■ **What is expected**
Can you transcribe every line exactly and leave the pictures behind?

■ **Source excerpt**

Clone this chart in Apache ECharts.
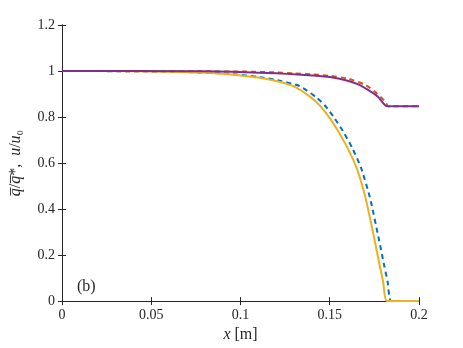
<!DOCTYPE html>
<html>
<head>
    <meta charset="utf-8">
    <title>q profile</title>
    <script src="https://cdn.jsdelivr.net/npm/echarts@6/dist/echarts.min.js"></script>
    <style>
        html, body { margin: 0; padding: 0; background: #fff; }
        #main { width: 463px; height: 348px; }
    </style>
</head>
<body>
<div id="main"></div>
<script>
    // x positions [m] and values
    var xYellow = [0, 0.04, 0.06, 0.08, 0.09, 0.1, 0.11, 0.12, 0.13, 0.14, 0.145, 0.15, 0.155, 0.16, 0.165, 0.17, 0.175, 0.178, 0.18, 0.182, 0.2];
    var yYellow = [1, 0.999, 0.997, 0.992, 0.988, 0.981, 0.972, 0.957, 0.933, 0.882, 0.845, 0.795, 0.735, 0.665, 0.58, 0.45, 0.27, 0.155, 0.08, 0, 0];

    var xBlue = [0, 0.043, 0.063, 0.083, 0.093, 0.103, 0.113, 0.123, 0.133, 0.1425, 0.1475, 0.1525, 0.1575, 0.1625, 0.1675, 0.1725, 0.1775, 0.1805, 0.1825, 0.1845, 0.2];
    var yBlue = [1, 0.999, 0.997, 0.992, 0.988, 0.981, 0.971, 0.956, 0.935, 0.885, 0.848, 0.797, 0.737, 0.667, 0.58, 0.45, 0.27, 0.155, 0.08, 0, 0];

    var xRed = [0, 0.1, 0.12, 0.13, 0.14, 0.15, 0.16, 0.17, 0.176, 0.181, 0.1828, 0.2];
    var yRed = [1, 0.998, 0.994, 0.99, 0.986, 0.979, 0.967, 0.94, 0.905, 0.868, 0.847, 0.847];

    var xPurple = [0, 0.08, 0.095, 0.11, 0.12, 0.132, 0.14, 0.15, 0.16, 0.166, 0.171, 0.177, 0.182, 0.2];
    var yPurple = [1, 0.999, 0.997, 0.993, 0.99, 0.985, 0.981, 0.974, 0.958, 0.942, 0.92, 0.888, 0.847, 0.847];

    var xTicks = [0, 0.05, 0.1, 0.15, 0.2];
    var yTicks = [0, 0.2, 0.4, 0.6, 0.8, 1, 1.2];

    function pairs(xs, ys) {
        var out = [];
        for (var i = 0; i < xs.length; i++) out.push([xs[i], ys[i]]);
        return out;
    }

    var axisColor = '#262626';
    var font = '"Liberation Serif", "Times New Roman", serif';

    var myChart = echarts.init(document.getElementById('main'));

    function lineSeries(xs, ys, color, dashed) {
        return {
            type: 'line', data: pairs(xs, ys),
            smooth: 0.2,
            showSymbol: false, silent: true,
            lineStyle: { color: color, width: 2, type: dashed ? [5, 4] : 'solid' }
        };
    }

    var option = {
        animation: false,
        backgroundColor: '#fff',
        grid: { left: 60, right: 44, top: 25, bottom: 46 },
        xAxis: [{
            type: 'value',
            min: 0, max: 0.2, interval: 0.05,
            position: 'bottom',
            name: '{i|x} [m]',
            nameLocation: 'middle',
            nameGap: 22,
            nameTextStyle: {
                fontFamily: font, fontSize: 16, color: axisColor,
                rich: { i: { fontStyle: 'italic', fontFamily: font, fontSize: 16, color: axisColor } }
            },
            axisLine: { lineStyle: { color: axisColor, width: 1 } },
            axisTick: { inside: true, length: 4, lineStyle: { color: axisColor } },
            axisLabel: {
                fontFamily: font, fontSize: 14, color: axisColor, margin: 7,
                formatter: function (v) { return xTicks.indexOf(v) >= 0 ? String(v) : ''; }
            },
            splitLine: { show: false }
        }, {
            type: 'value',
            min: 0, max: 0.2, interval: 0.05,
            position: 'top',
            axisLine: { show: true, lineStyle: { color: axisColor, width: 1 } },
            axisTick: { inside: true, length: 4, lineStyle: { color: axisColor } },
            axisLabel: { show: false },
            splitLine: { show: false }
        }],
        yAxis: [{
            type: 'value',
            min: 0, max: 1.2, interval: 0.2,
            position: 'left',
            name: '{i|q\u0305}/{i|q\u0305}*,  {i|u}/{i|u}\u2080',
            nameLocation: 'middle',
            nameGap: 38,
            nameRotate: 90,
            nameTextStyle: {
                fontFamily: font, fontSize: 16, color: axisColor,
                rich: { i: { fontStyle: 'italic', fontFamily: font, fontSize: 16, color: axisColor } }
            },
            axisLine: { show: true, lineStyle: { color: axisColor, width: 1 } },
            axisTick: { inside: true, length: 4, lineStyle: { color: axisColor } },
            axisLabel: {
                fontFamily: font, fontSize: 14, color: axisColor, margin: 7,
                formatter: function (v) { return String(Math.round(v * 10) / 10); }
            },
            splitLine: { show: false }
        }, {
            type: 'value',
            min: 0, max: 1.2, interval: 0.2,
            position: 'right',
            axisLine: { show: true, lineStyle: { color: axisColor, width: 1 } },
            axisTick: { inside: true, length: 4, lineStyle: { color: axisColor } },
            axisLabel: { show: false },
            splitLine: { show: false }
        }],
        graphic: [{
            type: 'text',
            left: 77, top: 279,
            style: { text: '(b)', font: '16px "Liberation Serif", serif', fill: axisColor }
        }],
        series: [
            lineSeries(xBlue, yBlue, '#0072BD', true),
            lineSeries(xRed, yRed, '#D95319', true),
            lineSeries(xYellow, yYellow, '#EDB120', false),
            lineSeries(xPurple, yPurple, '#7E2F8E', false)
        ]
    };

    myChart.setOption(option);
</script>
</body>
</html>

■ **Solution**
Clone this chart in Apache ECharts.
<!DOCTYPE html>
<html>
<head>
    <meta charset="utf-8">
    <title>q profile</title>
    <script src="https://cdn.jsdelivr.net/npm/echarts@6/dist/echarts.min.js"></script>
    <style>
        html, body { margin: 0; padding: 0; background: #fff; }
        #main { width: 463px; height: 348px; }
    </style>
</head>
<body>
<div id="main"></div>
<script>
    // x positions [m] and values
    var xYellow = [0, 0.04, 0.06, 0.08, 0.09, 0.1, 0.11, 0.12, 0.13, 0.14, 0.145, 0.15, 0.155, 0.16, 0.165, 0.17, 0.175, 0.178, 0.18, 0.182, 0.2];
    var yYellow = [1, 0.999, 0.997, 0.992, 0.988, 0.981, 0.972, 0.957, 0.933, 0.882, 0.845, 0.795, 0.735, 0.665, 0.58, 0.45, 0.27, 0.155, 0.08, 0, 0];

    var xBlue = [0, 0.043, 0.063, 0.083, 0.093, 0.103, 0.113, 0.123, 0.133, 0.1425, 0.1475, 0.1525, 0.1575, 0.1625, 0.1675, 0.1725, 0.1775, 0.1805, 0.1825, 0.1845, 0.2];
    var yBlue = [1, 0.999, 0.997, 0.992, 0.988, 0.981, 0.971, 0.956, 0.935, 0.885, 0.848, 0.797, 0.737, 0.667, 0.58, 0.45, 0.27, 0.155, 0.08, 0, 0];

    var xRed = [0, 0.1, 0.12, 0.13, 0.14, 0.15, 0.16, 0.17, 0.176, 0.181, 0.1828, 0.2];
    var yRed = [1, 0.998, 0.994, 0.99, 0.986, 0.979, 0.967, 0.94, 0.905, 0.868, 0.847, 0.847];

    var xPurple = [0, 0.08, 0.095, 0.11, 0.12, 0.132, 0.14, 0.15, 0.16, 0.166, 0.171, 0.177, 0.182, 0.2];
    var yPurple = [1, 0.999, 0.997, 0.993, 0.99, 0.985, 0.981, 0.974, 0.958, 0.942, 0.92, 0.888, 0.847, 0.847];

    var xTicks = [0, 0.05, 0.1, 0.15, 0.2];
    var yTicks = [0, 0.2, 0.4, 0.6, 0.8, 1, 1.2];

    function pairs(xs, ys) {
        var out = [];
        for (var i = 0; i < xs.length; i++) out.push([xs[i], ys[i]]);
        return out;
    }

    var axisColor = '#262626';
    var font = '"Liberation Serif", "Times New Roman", serif';

    var myChart = echarts.init(document.getElementById('main'));

    function lineSeries(xs, ys, color, dashed) {
        return {
            type: 'line', data: pairs(xs, ys),
            smooth: 0.2,
            showSymbol: false, silent: true,
            lineStyle: { color: color, width: 2, type: dashed ? [5, 4] : 'solid' }
        };
    }

    var option = {
        animation: false,
        backgroundColor: '#fff',
        grid: { left: 60, right: 44, top: 25, bottom: 46 },
        xAxis: [{
            type: 'value',
            min: 0, max: 0.2, interval: 0.05,
            position: 'bottom',
            name: '{i|x} [m]',
            nameLocation: 'middle',
            nameGap: 22,
            nameTextStyle: {
                fontFamily: font, fontSize: 16, color: axisColor,
                rich: { i: { fontStyle: 'italic', fontFamily: font, fontSize: 16, color: axisColor } }
            },
            axisLine: { lineStyle: { color: axisColor, width: 1 } },
            axisTick: { inside: true, length: 4, lineStyle: { color: axisColor } },
            axisLabel: {
                fontFamily: font, fontSize: 14, color: axisColor, margin: 7,
                formatter: function (v) { return xTicks.indexOf(v) >= 0 ? String(v) : ''; }
            },
            splitLine: { show: false }
        }, {
            type: 'value',
            min: 0, max: 0.2, interval: 0.05,
            position: 'top',
            axisLine: { show: true, lineStyle: { color: axisColor, width: 1 } },
            axisTick: { inside: true, length: 4, lineStyle: { color: axisColor } },
            axisLabel: { show: false },
            splitLine: { show: false }
        }],
        yAxis: [{
            type: 'value',
            min: 0, max: 1.2, interval: 0.2,
            position: 'left',
            name: '{i|q\u0305}/{i|q\u0305}*,  {i|u}/{i|u}\u2080',
            nameLocation: 'middle',
            nameGap: 38,
            nameRotate: 90,
            nameTextStyle: {
                fontFamily: font, fontSize: 16, color: axisColor,
                rich: { i: { fontStyle: 'italic', fontFamily: font, fontSize: 16, color: axisColor } }
            },
            axisLine: { show: true, lineStyle: { color: axisColor, width: 1 } },
            axisTick: { inside: true, length: 4, lineStyle: { color: axisColor } },
            axisLabel: {
                fontFamily: font, fontSize: 14, color: axisColor, margin: 7,
                formatter: function (v) { return String(Math.round(v * 10) / 10); }
            },
            splitLine: { show: false }
        }, {
            type: 'value',
            min: 0, max: 1.2, interval: 0.2,
            position: 'right',
            axisLine: { show: true, lineStyle: { color: axisColor, width: 1 } },
            axisTick: { inside: true, length: 4, lineStyle: { color: axisColor } },
            axisLabel: { show: false },
            splitLine: { show: false }
        }],
        graphic: [{
            type: 'text',
            left: 77, top: 279,
            style: { text: '(b)', font: '16px "Liberation Serif", serif', fill: axisColor }
        }],
        series: [
            lineSeries(xBlue, yBlue, '#0072BD', true),
            lineSeries(xRed, yRed, '#D95319', true),
            lineSeries(xYellow, yYellow, '#EDB120', false),
            lineSeries(xPurple, yPurple, '#7E2F8E', false)
        ]
    };

    myChart.setOption(option);
</script>
</body>
</html>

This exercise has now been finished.